--- DATA SHOWN ---

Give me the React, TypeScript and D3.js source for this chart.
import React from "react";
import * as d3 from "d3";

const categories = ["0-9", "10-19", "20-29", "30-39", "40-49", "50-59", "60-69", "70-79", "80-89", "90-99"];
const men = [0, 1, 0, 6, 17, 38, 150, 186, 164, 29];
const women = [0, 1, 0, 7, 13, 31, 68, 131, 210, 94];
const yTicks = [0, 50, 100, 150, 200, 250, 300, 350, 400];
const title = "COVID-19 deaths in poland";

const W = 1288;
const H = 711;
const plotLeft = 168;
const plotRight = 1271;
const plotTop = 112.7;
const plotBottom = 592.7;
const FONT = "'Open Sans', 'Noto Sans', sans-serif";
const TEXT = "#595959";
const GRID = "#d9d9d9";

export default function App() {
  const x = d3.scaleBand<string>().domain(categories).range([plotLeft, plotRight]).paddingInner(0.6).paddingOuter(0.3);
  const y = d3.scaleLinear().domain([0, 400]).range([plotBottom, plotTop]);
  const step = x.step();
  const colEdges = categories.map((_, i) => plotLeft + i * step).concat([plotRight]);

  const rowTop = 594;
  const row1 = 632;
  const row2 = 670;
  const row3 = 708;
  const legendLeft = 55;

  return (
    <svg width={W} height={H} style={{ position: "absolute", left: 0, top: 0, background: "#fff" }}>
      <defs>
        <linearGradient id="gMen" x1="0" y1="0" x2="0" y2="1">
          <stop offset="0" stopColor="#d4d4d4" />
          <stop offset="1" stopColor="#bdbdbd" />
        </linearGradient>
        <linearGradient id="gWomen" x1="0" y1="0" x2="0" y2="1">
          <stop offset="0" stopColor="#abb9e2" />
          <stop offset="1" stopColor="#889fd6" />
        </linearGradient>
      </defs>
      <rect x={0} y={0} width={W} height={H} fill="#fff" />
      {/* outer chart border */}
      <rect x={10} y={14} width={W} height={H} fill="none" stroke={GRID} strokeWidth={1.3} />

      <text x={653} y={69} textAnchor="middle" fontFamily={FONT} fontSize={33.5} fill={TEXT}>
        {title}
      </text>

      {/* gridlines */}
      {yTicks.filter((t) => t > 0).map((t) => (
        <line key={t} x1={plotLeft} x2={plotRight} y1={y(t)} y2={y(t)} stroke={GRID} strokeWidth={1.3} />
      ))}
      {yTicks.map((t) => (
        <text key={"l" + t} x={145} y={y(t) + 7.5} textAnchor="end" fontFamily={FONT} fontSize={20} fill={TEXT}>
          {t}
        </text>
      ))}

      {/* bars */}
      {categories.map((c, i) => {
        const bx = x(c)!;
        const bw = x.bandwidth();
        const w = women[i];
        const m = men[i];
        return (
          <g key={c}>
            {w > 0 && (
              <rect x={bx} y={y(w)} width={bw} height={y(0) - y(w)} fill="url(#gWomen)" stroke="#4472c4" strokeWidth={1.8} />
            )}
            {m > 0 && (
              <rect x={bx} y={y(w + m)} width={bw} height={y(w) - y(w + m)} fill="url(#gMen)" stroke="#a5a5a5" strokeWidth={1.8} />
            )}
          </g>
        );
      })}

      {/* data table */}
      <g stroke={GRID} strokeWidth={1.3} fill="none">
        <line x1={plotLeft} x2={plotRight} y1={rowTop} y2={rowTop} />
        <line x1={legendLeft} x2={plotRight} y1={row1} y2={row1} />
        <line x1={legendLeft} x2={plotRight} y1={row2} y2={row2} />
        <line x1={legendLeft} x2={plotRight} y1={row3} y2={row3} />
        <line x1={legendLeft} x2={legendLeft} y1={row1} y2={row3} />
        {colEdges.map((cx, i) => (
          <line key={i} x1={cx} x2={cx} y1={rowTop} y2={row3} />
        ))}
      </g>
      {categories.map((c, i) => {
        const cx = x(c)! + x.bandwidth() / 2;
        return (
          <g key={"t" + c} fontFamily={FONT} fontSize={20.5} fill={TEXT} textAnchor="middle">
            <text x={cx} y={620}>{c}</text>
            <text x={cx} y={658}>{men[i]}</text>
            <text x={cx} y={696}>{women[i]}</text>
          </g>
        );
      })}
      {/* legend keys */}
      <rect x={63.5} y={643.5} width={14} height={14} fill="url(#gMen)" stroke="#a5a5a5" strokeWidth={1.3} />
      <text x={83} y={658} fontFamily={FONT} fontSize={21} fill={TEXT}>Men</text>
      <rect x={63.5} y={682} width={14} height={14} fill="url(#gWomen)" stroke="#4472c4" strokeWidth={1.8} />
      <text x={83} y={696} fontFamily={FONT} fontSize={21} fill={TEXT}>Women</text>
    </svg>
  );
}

---

-- WHAT IS ASKED --
Every line holding "React" should be copied out.

-- ANSWER IN FULL --
Give me the React, TypeScript and D3.js source for this chart.
import React from "react";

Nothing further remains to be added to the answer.